I could get all Freudian. That obsession in any form is just an avoidance of deep psychological issues that would invariably come bubbling to the surface if we stopped to think about them for more than a millisecond. I’m sure this is more than likely true of my situation, since I try never to miss an opportunity to suppress problems whenever I have half a chance to do so. That or it’s about my penis. Either or.

It might be writer’s block, that ridiculous, naval-gazing notion that somehow the stars need to be aligned with the moon in order to pick up a damn pen and write something already. What a perfect excuse! How can I possibly write the next Pulitzer Prize winner when I need to find a new closer?

It could be a distancing technique with my kids. Really, they’ve taken up an inordinate amount of my time so far in their relatively brief lives, and this is more important than your freaking homework, dammit!
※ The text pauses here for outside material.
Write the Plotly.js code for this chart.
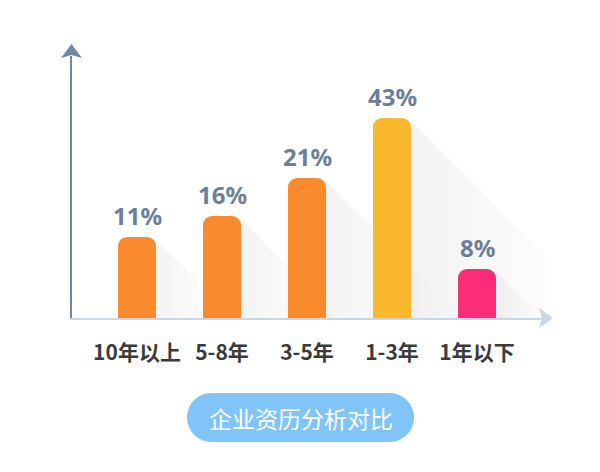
<!DOCTYPE html>
<html>
<head>
<meta charset="utf-8">
<script src="https://cdn.plot.ly/plotly-3.0.1.min.js"></script>
<style>
  html, body { margin: 0; padding: 0; background: #fff; }
  #chart { width: 600px; height: 472px; }
</style>
</head>
<body>
<div id="chart"></div>
<script>
// categories and values
const categories = ["10年以上", "5-8年", "3-5年", "1-3年", "1年以下"];
const percents = [11, 16, 21, 43, 8];
// drawn bar lengths (the picture's bars are not to scale with the percents)
const barHeights = [81, 102, 140, 200, 49];
const barColors = ["#f98b2d", "#f98b2d", "#f98b2d", "#fab92c", "#fc2c78"];
const chartTitle = "企业资历分析对比";

// page geometry
const W = 600, H = 472;
const M = { l: 72, r: 55, t: 56, b: 154 };
const plotW = W - M.l - M.r, plotH = H - M.t - M.b;
const step = 85;                 // px between bar centres
const firstCenter = 137;         // px of first bar centre
const barW = 38 / step;          // bar width in x units
const xMin = -(firstCenter - M.l) / step;
const xMax = xMin + plotW / step;

const px2x = px => (px - M.l) / plotW;
const px2y = py => (H - M.b - py) / plotH;

const idx = categories.map((c, i) => i);

// long diagonal shadows behind each bar
const shadows = idx.map(i => {
  const xr = i + barW / 2;
  const h = barHeights[i] - 3;
  return {
    type: "scatter",
    x: [xr, xr + h / step, xr, xr],
    y: [h, 0, 0, h],
    xaxis: "x", yaxis: "y",
    mode: "none",
    fill: "toself",
    fillgradient: {
      type: "horizontal",
      colorscale: [[0, "rgba(60,60,60,0.06)"], [0.5, "rgba(60,60,60,0.025)"], [1, "rgba(60,60,60,0)"]]
    },
    hoverinfo: "skip",
    showlegend: false
  };
});

const bars = {
  type: "bar",
  x: idx,
  y: barHeights,
  width: barW,
  xaxis: "x2", yaxis: "y2",
  marker: { color: barColors, cornerradius: 9, line: { width: 0 } },
  hoverinfo: "skip",
  showlegend: false
};

const labelFont = { family: "Noto Sans, sans-serif", size: 24, color: "#6c7f99", weight: "bold" };
const annotations = idx.map(i => ({
  x: i, y: barHeights[i], xref: "x2", yref: "y2",
  text: percents[i] + "%",
  showarrow: false,
  yanchor: "middle",
  yshift: 22,
  font: labelFont
}));

// title pill
const pc = { x: 300.5, y: 417.5 }, pw = 113.5, ph = 24.5;
const k = 0.5523 * ph;
const pt = (dx, dy) => px2x(pc.x + dx) + "," + px2y(pc.y + dy);
const s = pw - ph;
const pillPath =
  "M" + pt(-s, -ph) + " L" + pt(s, -ph) +
  " C" + pt(s + k, -ph) + " " + pt(pw, -k) + " " + pt(pw, 0) +
  " C" + pt(pw, k) + " " + pt(s + k, ph) + " " + pt(s, ph) +
  " L" + pt(-s, ph) +
  " C" + pt(-s - k, ph) + " " + pt(-pw, k) + " " + pt(-pw, 0) +
  " C" + pt(-pw, -k) + " " + pt(-s - k, -ph) + " " + pt(-s, -ph) + " Z";

annotations.push({
  x: px2x(pc.x), y: px2y(pc.y), xref: "paper", yref: "paper",
  text: chartTitle, showarrow: false,
  xanchor: "center", yanchor: "middle",
  font: { family: "Noto Sans CJK SC, sans-serif", size: 23, color: "#ffffff" }
});

const P = (x, y) => px2x(x) + "," + px2y(y);
const shapes = [
  { // y axis arrow head
    type: "path", xref: "paper", yref: "paper", layer: "above",
    path: "M" + P(71.5, 44) + " L" + P(82, 58) + " L" + P(71.5, 55) + " L" + P(61, 58) + " Z",
    fillcolor: "#6f87a0", line: { width: 0 }
  },
  { // x axis arrow head
    type: "path", xref: "paper", yref: "paper", layer: "above",
    path: "M" + P(553, 318) + " L" + P(539, 308) + " L" + P(542, 318) + " L" + P(539, 328) + " Z",
    fillcolor: "#c8d7e3", line: { width: 0 }
  },
  {
    type: "path", xref: "paper", yref: "paper", layer: "below",
    path: pillPath, fillcolor: "#80c4f8", line: { width: 0 }
  }
];

const layout = {
  width: W, height: H,
  margin: M,
  paper_bgcolor: "#ffffff",
  plot_bgcolor: "rgba(0,0,0,0)",
  showlegend: false,
  xaxis: {
    range: [xMin, xMax], fixedrange: true,
    tickvals: idx, ticktext: categories,
    tickfont: { family: "Noto Sans CJK SC, sans-serif", size: 21, color: "#3b3b3b", weight: "bold" },
    ticks: "", ticklabelstandoff: 15,
    showgrid: false, zeroline: false,
    showline: true, linecolor: "#c8d7e3", linewidth: 2
  },
  yaxis: {
    range: [0, plotH], fixedrange: true,
    showticklabels: false, ticks: "",
    showgrid: false, zeroline: false,
    showline: true, linecolor: "#6f87a0", linewidth: 2
  },
  xaxis2: { overlaying: "x", anchor: "y2", range: [xMin, xMax], visible: false, fixedrange: true },
  yaxis2: { overlaying: "y", anchor: "x2", range: [0, plotH], visible: false, fixedrange: true },
  annotations: annotations,
  shapes: shapes
};

Plotly.newPlot("chart", shadows.concat([bars]), layout, { staticPlot: true, displayModeBar: false });
</script>
</body>
</html>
It may be that my marriage is on the rocks, or that I am in the throes of deep depression, or that I’m a pathetic loser, or that I don’t drink so I have to do something, or that a butterfly flapped its wings and caused a tsunami, changing the usual barometric pressure in the northeast, causing all bald, pale, Irish-Italian disabled playwrights to spend all their time obsessing over fantasy baseball. Maybe it’s all of that.

Or maybe I just like it. I might have mentioned this before, but I remember seeing a talk show about obsessive-compulsives where this guy couldn’t close an envelope without checking 20-30 times to make sure he wasn’t sealing his daughter inside. They asked him if he suffered with his obsession, and he replied, no, actually, I quite enjoy it. Making ABSOLUTELY sure his daughter wasn’t going to Buffalo with the phone bill made him feel better. Unhealthy? Absolutely, no doubt about it, you bet. Did he feel better? Yeah, he did. The crazy lunatic obsessive nut-log did.

So, I don’t expect you, dear reader, or anyone else to really, really get this. And that’s OK. I don’t know why people watch the news. I don’t get gardening. I would rather be beat with kumquat than have to change the oil in my car. I don’t care who wins American Idol, nor do I really give a damn about ANY awards show, Oscars, Emmys, Tonys, Grammys, Golden Globes, what have you. I don’t understand why people take and post pictures of their food. There hasn’t been a movie released in the last ten years or so that I’ve felt the need to see in a theater rather than waiting for it to show up on basic cable. I think Jennifer Aniston’s personal life struggles are none of my damn business. Unless there’s nor’easter enveloping the eastern seaboard, I don’t know the weather until I look out the window. I don’t own a device that can take pictures besides my camera, and I have no desire to acquire one. I don’t play first-person war-based video games, and watching them gives me a bit of vertigo.

I do have a pretty good idea who next year’s St. Louis Cardinals closer is going to be. I fully support Paul Goldschmidt’s MVP candidacy, since he was instrumental to the success of my fantasy team this year. I followed the twists and turns of this year’s baseball season more closely than any season since the Mets won the World Series in 1986 when I was 16 and didn’t have a girlfriend. This is my thing.

Still don’t get it? That’s OK, you don’t have to. Just ask me on Sunday night if I’m in first place.